How to mediate staff in a high conflict workplace
In a dispute between staff members, attitudes tend to polarise; perspectives usually get set in concrete; the middle ground is ignored; and a feeling of ‘win-lose’ predominates. This is particularly true in a high conflict workplace. To prevent this conflct from reaching such an impasse, you may find it necessary to intervene as a third-party mediator (as opposed to an arbitrator who makes the final decision after both sides have presented their cases). Your aim as a mediator would be to defuse the emotions of the combatants and to catalyse their own efforts to reach a mutually acceptable resolution...
1. Intervene before the conflict escalates.

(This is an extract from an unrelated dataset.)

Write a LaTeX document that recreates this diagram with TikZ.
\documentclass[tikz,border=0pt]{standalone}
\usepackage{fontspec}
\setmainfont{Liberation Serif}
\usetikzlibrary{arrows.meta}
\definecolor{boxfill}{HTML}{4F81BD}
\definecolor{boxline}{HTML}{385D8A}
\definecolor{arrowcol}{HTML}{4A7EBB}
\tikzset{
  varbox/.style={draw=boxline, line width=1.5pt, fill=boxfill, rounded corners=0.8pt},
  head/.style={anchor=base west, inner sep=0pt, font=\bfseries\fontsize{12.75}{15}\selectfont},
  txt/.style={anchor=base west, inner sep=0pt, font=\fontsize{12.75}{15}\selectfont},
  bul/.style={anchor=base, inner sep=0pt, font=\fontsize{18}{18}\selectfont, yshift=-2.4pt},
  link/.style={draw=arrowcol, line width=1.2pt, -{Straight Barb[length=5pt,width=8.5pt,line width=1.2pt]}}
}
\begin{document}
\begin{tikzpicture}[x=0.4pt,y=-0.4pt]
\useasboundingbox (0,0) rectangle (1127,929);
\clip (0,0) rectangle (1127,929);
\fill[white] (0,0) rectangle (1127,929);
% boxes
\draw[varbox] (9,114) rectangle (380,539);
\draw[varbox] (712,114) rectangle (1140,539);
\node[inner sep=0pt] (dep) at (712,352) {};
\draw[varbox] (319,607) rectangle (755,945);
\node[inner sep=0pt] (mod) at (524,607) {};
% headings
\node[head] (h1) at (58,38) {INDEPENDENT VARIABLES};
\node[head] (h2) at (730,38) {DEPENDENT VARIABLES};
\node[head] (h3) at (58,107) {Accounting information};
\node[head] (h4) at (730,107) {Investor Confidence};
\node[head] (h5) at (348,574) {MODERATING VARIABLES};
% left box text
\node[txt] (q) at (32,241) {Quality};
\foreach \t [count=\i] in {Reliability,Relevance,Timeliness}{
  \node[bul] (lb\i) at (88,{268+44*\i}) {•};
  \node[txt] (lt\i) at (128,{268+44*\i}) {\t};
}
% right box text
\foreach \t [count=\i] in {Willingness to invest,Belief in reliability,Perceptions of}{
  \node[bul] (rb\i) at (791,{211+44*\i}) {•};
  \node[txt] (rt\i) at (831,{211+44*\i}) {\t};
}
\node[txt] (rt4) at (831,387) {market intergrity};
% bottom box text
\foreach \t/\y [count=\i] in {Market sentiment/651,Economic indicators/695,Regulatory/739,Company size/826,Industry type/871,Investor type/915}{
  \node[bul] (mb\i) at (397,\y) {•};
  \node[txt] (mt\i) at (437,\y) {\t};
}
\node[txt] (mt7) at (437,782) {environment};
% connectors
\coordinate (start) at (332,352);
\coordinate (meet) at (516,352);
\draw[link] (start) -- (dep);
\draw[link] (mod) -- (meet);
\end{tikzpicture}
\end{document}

You need a reason to get involved in a staff dispute. Clearly, if you allow the conflict to get out of hand, it will disrupt the workplace and impact eventually on total staff harmony and effectiveness. So, state your concerns to both parties, either separately or together, and indicate that you wish to meet with both to establish, at least, a better working relationship.

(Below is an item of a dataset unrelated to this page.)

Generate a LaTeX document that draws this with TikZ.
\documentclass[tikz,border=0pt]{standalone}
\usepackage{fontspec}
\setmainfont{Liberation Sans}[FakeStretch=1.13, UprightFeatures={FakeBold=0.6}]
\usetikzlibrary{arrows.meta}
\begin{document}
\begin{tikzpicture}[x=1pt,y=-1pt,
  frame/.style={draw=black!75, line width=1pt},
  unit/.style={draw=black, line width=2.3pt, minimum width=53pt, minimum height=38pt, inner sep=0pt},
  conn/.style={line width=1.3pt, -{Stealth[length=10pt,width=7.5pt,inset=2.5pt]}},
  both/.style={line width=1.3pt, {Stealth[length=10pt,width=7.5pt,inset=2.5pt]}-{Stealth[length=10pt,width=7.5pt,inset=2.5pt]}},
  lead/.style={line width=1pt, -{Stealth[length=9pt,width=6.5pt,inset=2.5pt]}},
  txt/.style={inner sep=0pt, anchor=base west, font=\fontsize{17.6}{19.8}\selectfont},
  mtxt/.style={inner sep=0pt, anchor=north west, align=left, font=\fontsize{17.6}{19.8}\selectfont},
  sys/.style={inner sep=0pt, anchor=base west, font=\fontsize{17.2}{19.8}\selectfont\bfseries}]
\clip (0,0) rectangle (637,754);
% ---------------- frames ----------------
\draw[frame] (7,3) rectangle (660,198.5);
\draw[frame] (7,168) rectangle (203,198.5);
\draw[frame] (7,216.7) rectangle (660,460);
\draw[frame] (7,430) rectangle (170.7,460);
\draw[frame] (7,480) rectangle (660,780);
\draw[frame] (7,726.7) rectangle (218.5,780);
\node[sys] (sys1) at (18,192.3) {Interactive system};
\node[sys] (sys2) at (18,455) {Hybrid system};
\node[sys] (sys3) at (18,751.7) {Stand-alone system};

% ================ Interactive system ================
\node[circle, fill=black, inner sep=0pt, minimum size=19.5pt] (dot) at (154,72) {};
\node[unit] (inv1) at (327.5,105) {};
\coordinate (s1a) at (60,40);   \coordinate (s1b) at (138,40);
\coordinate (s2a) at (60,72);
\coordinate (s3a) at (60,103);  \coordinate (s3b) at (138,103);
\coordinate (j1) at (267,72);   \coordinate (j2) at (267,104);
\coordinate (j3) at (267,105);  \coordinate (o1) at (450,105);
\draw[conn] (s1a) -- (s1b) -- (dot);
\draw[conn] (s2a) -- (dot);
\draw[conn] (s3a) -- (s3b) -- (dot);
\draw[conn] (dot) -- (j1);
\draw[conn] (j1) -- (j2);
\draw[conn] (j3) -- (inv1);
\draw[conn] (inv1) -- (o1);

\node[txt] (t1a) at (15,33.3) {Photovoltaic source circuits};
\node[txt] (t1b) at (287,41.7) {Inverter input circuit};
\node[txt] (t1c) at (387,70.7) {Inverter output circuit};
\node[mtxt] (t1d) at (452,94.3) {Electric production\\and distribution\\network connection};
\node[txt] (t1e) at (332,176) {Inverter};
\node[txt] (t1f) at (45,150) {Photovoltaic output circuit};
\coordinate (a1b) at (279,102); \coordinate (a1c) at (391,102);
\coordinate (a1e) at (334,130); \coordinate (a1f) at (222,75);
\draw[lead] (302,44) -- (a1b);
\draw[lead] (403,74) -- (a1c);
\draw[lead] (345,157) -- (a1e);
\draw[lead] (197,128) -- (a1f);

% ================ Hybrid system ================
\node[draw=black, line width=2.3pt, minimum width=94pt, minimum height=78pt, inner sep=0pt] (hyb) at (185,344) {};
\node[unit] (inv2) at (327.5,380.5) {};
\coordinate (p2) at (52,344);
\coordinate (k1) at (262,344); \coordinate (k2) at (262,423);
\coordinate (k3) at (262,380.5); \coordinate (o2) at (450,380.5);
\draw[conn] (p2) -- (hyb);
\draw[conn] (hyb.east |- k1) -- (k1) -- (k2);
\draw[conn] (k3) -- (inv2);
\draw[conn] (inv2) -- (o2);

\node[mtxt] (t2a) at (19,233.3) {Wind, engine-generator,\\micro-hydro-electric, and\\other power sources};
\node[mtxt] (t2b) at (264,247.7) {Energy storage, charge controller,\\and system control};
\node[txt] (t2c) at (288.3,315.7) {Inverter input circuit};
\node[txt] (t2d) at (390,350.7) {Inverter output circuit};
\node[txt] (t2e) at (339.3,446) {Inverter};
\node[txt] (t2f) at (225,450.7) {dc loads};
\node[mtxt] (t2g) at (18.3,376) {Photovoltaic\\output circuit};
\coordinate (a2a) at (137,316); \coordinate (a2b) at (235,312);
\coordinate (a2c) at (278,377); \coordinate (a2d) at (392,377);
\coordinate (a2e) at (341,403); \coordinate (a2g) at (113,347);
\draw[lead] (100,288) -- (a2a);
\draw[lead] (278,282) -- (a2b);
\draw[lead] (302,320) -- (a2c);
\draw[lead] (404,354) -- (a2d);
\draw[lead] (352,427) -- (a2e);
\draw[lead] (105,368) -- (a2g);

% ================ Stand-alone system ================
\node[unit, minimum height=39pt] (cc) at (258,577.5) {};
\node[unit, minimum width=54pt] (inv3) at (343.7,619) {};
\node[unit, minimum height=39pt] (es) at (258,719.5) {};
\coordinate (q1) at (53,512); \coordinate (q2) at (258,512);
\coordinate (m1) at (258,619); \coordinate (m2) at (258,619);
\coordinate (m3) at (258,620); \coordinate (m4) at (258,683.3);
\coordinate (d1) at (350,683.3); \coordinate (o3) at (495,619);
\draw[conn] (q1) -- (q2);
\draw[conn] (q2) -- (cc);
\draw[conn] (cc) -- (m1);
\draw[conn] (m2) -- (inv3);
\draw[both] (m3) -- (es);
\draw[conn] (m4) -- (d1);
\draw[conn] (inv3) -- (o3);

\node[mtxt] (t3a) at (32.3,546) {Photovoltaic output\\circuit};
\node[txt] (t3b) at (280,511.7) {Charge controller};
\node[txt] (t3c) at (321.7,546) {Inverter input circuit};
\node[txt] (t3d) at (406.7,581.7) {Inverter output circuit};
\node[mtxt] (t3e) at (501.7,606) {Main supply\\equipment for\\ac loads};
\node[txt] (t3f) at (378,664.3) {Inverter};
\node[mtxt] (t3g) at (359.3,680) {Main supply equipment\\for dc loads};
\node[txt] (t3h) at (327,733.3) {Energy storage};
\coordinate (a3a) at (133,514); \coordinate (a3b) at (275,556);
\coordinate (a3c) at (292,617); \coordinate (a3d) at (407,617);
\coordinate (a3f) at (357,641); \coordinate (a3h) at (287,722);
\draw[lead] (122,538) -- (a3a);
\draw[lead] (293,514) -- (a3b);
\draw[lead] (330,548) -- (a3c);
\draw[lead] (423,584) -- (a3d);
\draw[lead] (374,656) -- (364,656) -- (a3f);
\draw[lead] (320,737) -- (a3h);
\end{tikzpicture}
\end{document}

2. Prepare both parties for the mediation process.
Explain the process to both staff members and inform them how the session will be conducted. Emphasise your role: you are not there to judge who is right or wrong; you will not be telling them how they will resolve their differences; you will not be taking sides. Your role is as a catalyst, to help the parties generate for themselves a solution with which they both are comfortable and to which they can commit themselves.
3. Get the issues out into the open.
‘Getting it off the chest’ is a very important part of the process. There are various approaches that might be considered. For example:
(a) Have each person explain the dispute from his or her perspective - without interruption. Encourage open and honest expression. After each has concluded, you then summarise the facts (not the emotions) of what you have heard from both parties. Confirm with them the accuracy of your summaries.
(b) Alternatively, have both parties complete two lists responding to, firstly, ‘What I like about your behaviour and want you to continue’, and, secondly, ‘What I don’t like about your behaviour and want you to change’. This information is then exchanged one item at a time so that each person understands the other’s perspective. You dictate when each party responds, using this process:
- Sue takes one item from one of her lists and outlines it as clearly as she can and, if possible, without blame, criticism, or demand.
- Ken then seeks clarification, if necessary, before responding to Sue’s statement.
- When this sequence is complete, Ken then presents one item from his lists and the above procedure is repeated in reverse with Sue responding.
- Continue this process through the lists.
Continue this approach until all relevant information has been exchanged and understood. Even if the conflict remains unresolved, a better understanding of the problems by both parties will have resulted.